As her success with Spector and other legendary producers like Lou Adler grew, Love worked with an even higher-profile mix of stars.
The Beach Boys were a lot of fun, she said, and Brian Wilson and some of the other band members used to come and watch some of Spector’s sessions.
She remembered the “very intimidating” experience of singing with Elvis. “He was a huge star. I had heard about Elvis for years. There was nobody like Elvis in the business, at that time.”
They ended up performing on Elvis’ 1968 comeback special and in the 1969 film “Change of Habit,” Elvis’ last movie role.
Sinatra was funny and always wanted to be a part of whatever was going on. “His personality was stunning, amazing,” Love said.
She remembers his charisma, the presence that great performers carry with them.
“We’d be rehearsing around the piano and he’d come in the room, and we knew something unusual had happened, because you could feel the air, like something is getting ready to happen.

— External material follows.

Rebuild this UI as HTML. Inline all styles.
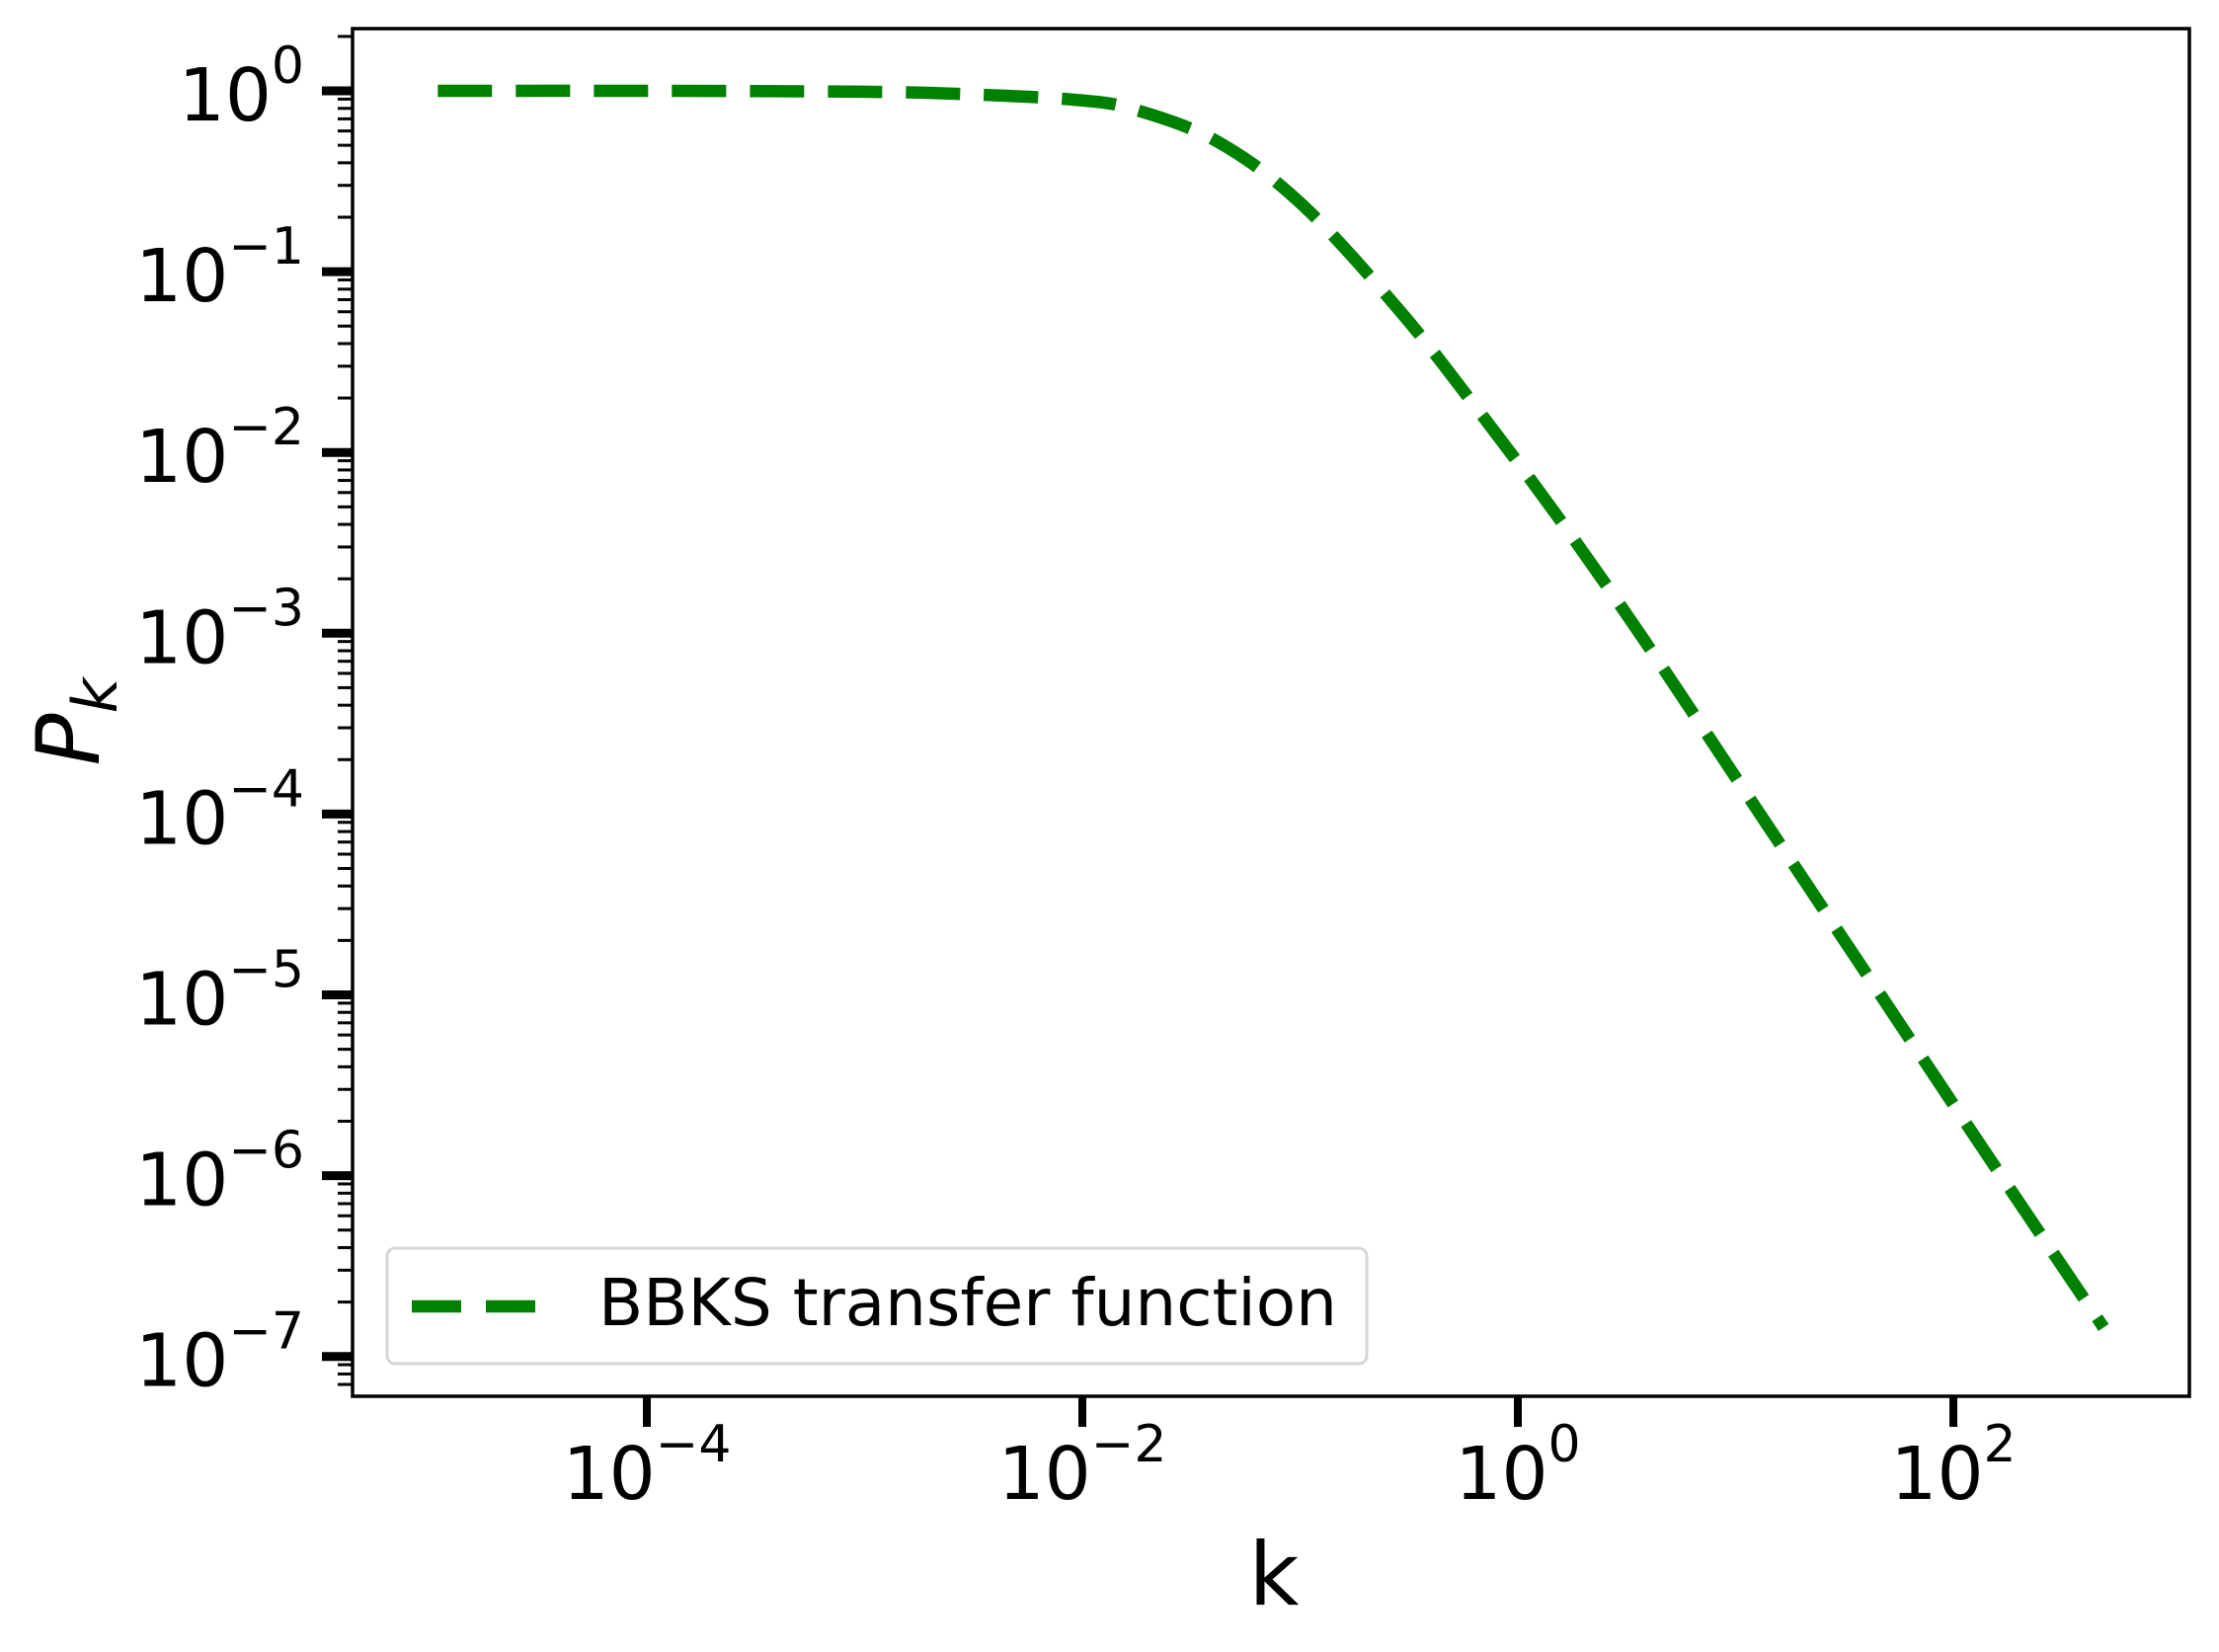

And it was Frank Sinatra coming into the room.”
As the ‘60s moved into the 1970s, Love began to take fewer recording dates as the lifestyle got to be too hectic.

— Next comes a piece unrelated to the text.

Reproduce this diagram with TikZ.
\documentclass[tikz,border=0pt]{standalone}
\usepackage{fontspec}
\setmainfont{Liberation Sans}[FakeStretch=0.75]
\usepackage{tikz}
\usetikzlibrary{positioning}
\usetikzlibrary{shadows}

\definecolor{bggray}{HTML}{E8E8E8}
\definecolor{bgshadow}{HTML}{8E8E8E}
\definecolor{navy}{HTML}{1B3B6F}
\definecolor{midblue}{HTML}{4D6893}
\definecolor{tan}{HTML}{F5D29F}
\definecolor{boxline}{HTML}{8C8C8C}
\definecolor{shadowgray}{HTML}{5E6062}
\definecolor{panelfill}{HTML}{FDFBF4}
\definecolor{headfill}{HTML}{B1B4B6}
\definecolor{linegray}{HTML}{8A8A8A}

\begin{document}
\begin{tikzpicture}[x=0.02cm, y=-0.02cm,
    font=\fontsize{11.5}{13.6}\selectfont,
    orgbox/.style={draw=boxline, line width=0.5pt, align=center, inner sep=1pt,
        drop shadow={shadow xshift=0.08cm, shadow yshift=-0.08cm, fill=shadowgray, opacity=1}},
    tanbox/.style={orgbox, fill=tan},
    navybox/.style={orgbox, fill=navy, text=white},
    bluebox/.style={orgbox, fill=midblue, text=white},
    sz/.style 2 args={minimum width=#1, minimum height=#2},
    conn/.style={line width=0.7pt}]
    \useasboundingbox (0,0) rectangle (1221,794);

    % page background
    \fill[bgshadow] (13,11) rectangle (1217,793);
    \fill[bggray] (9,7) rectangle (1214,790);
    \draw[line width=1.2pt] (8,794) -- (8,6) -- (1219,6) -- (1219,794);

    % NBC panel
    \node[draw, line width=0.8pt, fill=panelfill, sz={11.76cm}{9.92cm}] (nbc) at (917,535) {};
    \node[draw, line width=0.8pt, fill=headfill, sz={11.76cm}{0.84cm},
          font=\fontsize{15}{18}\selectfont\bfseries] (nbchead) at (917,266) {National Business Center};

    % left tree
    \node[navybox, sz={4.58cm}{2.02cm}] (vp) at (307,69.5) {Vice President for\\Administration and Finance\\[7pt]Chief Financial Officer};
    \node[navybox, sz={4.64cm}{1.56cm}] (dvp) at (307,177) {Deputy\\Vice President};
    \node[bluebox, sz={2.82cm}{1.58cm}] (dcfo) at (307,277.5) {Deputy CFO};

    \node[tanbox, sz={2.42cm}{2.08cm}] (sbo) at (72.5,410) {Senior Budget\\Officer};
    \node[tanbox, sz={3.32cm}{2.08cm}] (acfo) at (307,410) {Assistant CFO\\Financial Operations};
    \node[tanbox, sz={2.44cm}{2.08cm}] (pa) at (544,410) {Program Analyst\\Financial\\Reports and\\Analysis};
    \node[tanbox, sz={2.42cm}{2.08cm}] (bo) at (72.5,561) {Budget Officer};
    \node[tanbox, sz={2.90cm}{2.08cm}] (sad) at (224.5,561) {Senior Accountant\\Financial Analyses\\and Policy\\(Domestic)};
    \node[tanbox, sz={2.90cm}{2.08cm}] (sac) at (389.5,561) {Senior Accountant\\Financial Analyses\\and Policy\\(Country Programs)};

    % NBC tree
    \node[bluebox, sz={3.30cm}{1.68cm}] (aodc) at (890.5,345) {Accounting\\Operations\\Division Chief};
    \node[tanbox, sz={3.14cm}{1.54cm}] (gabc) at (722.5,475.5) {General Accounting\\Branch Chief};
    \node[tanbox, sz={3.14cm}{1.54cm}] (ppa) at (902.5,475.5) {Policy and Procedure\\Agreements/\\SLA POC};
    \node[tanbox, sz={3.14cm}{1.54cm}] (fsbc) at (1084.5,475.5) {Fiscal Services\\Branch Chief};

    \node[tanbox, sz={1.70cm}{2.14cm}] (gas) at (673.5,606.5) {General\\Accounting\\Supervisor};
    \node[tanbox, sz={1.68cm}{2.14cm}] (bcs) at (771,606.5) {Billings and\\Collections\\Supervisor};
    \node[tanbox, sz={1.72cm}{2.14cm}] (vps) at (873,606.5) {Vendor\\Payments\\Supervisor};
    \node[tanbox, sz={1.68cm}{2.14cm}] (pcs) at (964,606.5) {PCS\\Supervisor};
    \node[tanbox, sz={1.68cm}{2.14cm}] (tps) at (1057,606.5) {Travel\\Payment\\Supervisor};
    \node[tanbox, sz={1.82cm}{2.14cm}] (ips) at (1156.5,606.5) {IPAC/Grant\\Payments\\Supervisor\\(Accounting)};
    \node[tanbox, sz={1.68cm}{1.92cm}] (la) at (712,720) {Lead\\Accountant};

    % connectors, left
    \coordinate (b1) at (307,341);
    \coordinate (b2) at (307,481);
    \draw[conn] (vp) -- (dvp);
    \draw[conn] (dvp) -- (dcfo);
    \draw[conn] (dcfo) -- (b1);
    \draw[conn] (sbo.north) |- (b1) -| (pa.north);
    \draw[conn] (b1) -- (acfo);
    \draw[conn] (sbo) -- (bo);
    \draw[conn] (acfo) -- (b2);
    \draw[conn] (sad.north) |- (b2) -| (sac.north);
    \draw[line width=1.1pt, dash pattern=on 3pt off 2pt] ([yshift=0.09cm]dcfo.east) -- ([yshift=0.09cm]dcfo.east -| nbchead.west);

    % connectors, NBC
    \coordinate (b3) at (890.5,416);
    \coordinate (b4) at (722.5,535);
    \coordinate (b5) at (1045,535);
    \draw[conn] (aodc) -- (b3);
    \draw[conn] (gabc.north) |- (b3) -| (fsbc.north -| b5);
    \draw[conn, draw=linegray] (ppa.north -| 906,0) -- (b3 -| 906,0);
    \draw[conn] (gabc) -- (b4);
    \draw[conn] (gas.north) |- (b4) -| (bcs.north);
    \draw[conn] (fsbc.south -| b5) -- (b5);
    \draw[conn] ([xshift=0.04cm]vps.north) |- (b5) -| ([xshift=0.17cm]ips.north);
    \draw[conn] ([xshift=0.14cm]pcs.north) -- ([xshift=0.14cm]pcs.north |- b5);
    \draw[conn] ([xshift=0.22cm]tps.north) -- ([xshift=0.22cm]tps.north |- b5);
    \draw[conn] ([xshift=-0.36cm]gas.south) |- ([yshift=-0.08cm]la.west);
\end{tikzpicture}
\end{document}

She did appear, along with the other Blossoms and Michelle Phillips of the Mamas and the Papas, as a cheerleader in the 1973 Cheech and Chong song “Basketball Jones,” produced by her friend Lou Adler.
She also toured with singer Dionne Warwick, along with Warwick’s aunt, noted gospel singer Cissy Houston.
That’s where she first met Houston’s precocious 9-year-old daughter Whitney. “The first time she opened her mouth, it was like, ‘Uh oh, child, just sit back and watch it.’ But even with that, we had no idea she would become the superstar that she was,” Love recalled.
During her time backing Warwick, Love thought that it was time to try her luck as a headliner.
“It was after that that I decided, you know what, I’m almost 40 years old. I’m either going to make a break and start doing my own thing, or I’m just going to do background for the rest of my life. And that’s when we made the switch.”
She also did some acting, including as Danny Glover’s wife in the four “Lethal Weapon” movies.
People at her Frederick show will hear some “golden oldies,” Love said, as well as some songs from her 2015 collaboration with Steve Van Zandt, and a collection of Marvin Gaye songs.
Her backup singers will also do a few numbers. (“Listen, I’m 76. I can’t do 90 minutes by myself,” she said.)
Love does 30 to 40 shows a year and doesn’t regret her decision to move from the background to center stage.
“I knew that’s not where I wanted to stay. I wanted to be an entertainer, I wanted to be able to be out in the front,” she said. “I felt that there was something more in me that I needed to express, and I couldn’t do that as a background singer doing records. Even though it was a great career for me. But that’s not all I wanted.”